I think autoconf (and similar tools) lead to bad programming, for a number of reasons. They don't force bad programming — they just make it simple to do bad things.
Moreover, the value they offer doesn't generally justify their problems. Autoconf's most-used single feature is prehaps the --prefix option to install the software in a user-determined location. Implementing that functionality is hardly rocket science.
There are three main reasons for my dislike.
Autoconf encourages use of #ifdef, which leads to a vast increase in testing load. Suppose a program contains ten "_HAVE_FEATURE_X" #ifdefs. Then there are up to 1024 combinations to test. In real life, maybe 20 or 50 or 100 of those combinations occur in production use of the program. Noone knows precisely which ones — not knowing that is the key feature of autoconf.
The number of #ifdefs tends to increase, too. They can be hard to remove, because one often doesn't know whether removing one will break some platform. And if they're used, people tend to assume that using #ifdef is part of the code style, and add more.
Autoconf adds another level of indirection to the build process. Not a problem unless something goes wrong, but something always goes wrong, and it makes debugging very unpleasant. I've seen programs whose generated build files were far larger than the program's source code, and I've tried to follow problems through ten thousand lines of generated sh and m4 code.
I know, I shouldn't need to debug the generated files. But like other abstractions, autoconf is leaky and the underlying system sometimes needs attention.
Autoconf makes the programmer think about features, not platforms. That adds distance between the programmer and the final program which is to be tested and used.
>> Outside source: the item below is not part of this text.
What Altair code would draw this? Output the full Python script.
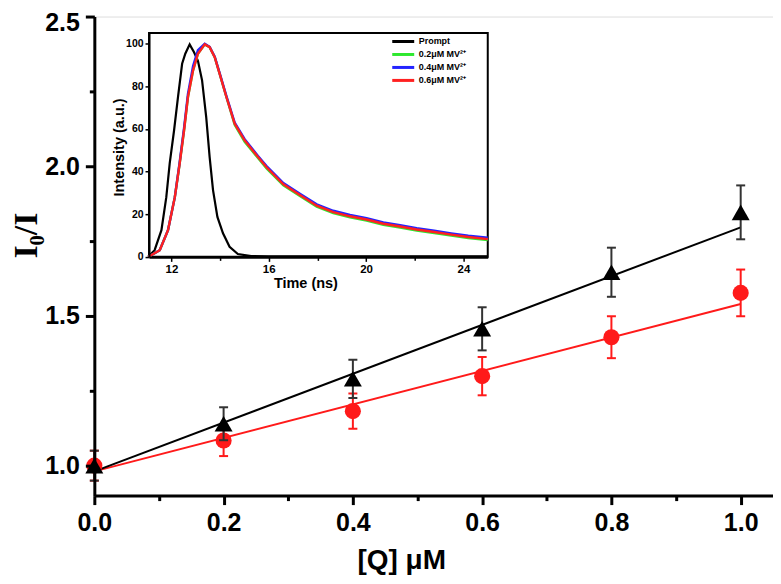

As mentioned above, this adds to the testing load. But it also adds to the cognitive load while programming: The programmer must keep the possible combinations of perhaps 50 _HAS_FEATURE_X possibilities in mind, instead of five target platforms.
So, what do I prefer as an alternative?
It's important to keep in mind that my goal is user satisfaction. I want to satisfy as many users as I can, as well as I can, and do it with limited development resources. Exactly how do to that is not important to me.
Using an inferior portable implementation is sometimes a very good alternative. Maybe it's inferior, but at the same time there's just one case to implement and test. The time saved can be used to implement and test something else.
Probing at runtime is also possible, and sometimes can be better. For example, if you want to make sound in an X11 program, it's much better to probe for /dev/audio, NAS, aRts and esound at runtime than at compile-time.
Doing something else seems to be possible always. If users are asking for forty-seven new features and there is only time for two, it's easy to find two good features that don't need #ifdef.